If you could, what are you referring to.

John L. writes:


> I am bothered by the word "authoritarian," and never use
it except to ridicule it, mostly because I have never seen anyone give a credible definition of what "authoritarian" means.

I gave a definition earlier in my post.


> They're saying that holding people accountable to collective
decisions is just as bad as enforcing arbitary class rule

So I should be held accountable to a collective decision that harms myself and my queer sisters and brothers? I am to abandon all thought of preservation in order to enforce collective decisions? Now that's authoritarian LOL.

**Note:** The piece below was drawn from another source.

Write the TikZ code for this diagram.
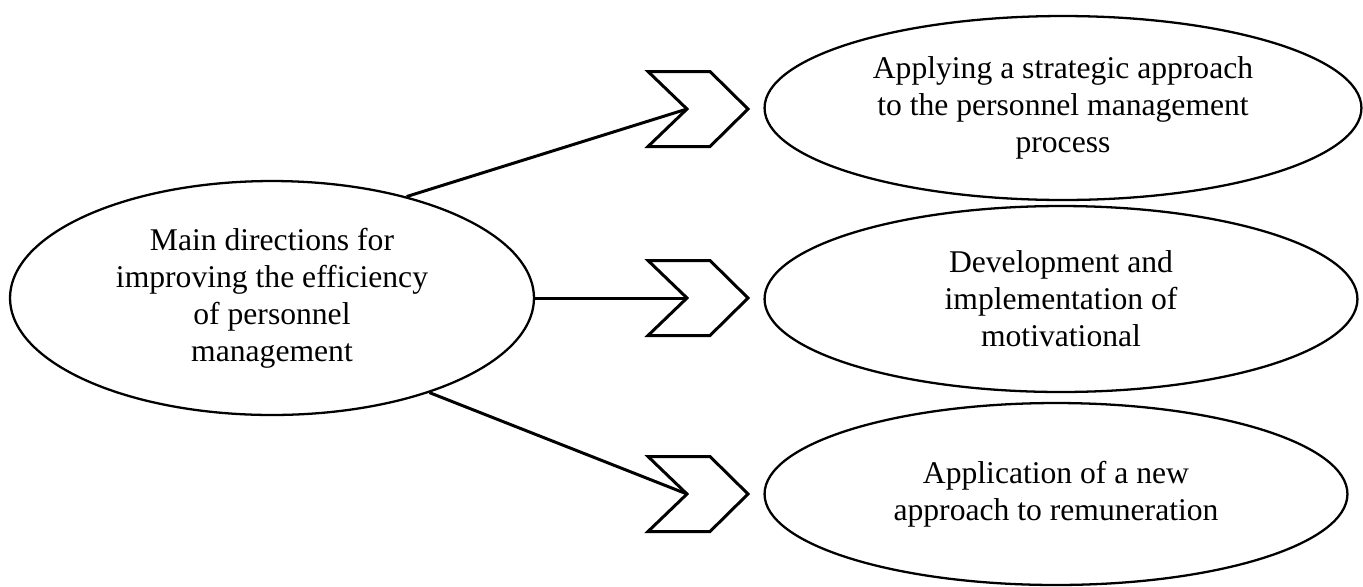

> or that leftists are bound to respect union picketlines

How about leftists are not to bring harm to queers and should shun and cripple those who do. But you seem to put union rights above queer rights (which is your perogative as hateful as it is) as evidenced by your website which has many links to leftist resources, but none to any queer sites.

ravi writes:


> do we estimate that point based on high-level rules presented
as axioms (thou shall not cross a picket line), or from some more fundamental moral values (thou shall not restrict the life opportunities and experiences of others, thou shall not harm other living creatures, etc)? if the latter, then definitely reasoning has to be involved in answering the question of solidarity. if the former, with greater priority over the latter, then am i not being asked to act against moral fundamentals that i hold (which have not been proved wrong)?

Once again ravi has clarified what I was trying to say without much success on my part. John L. fetishizes collective decisions. Who cares if they violate basic human rights? Who cares if hate and bigotry are behind them. The tribe has spoken. Queers to your deaths. It is this sick way of thinking that has crippled the left.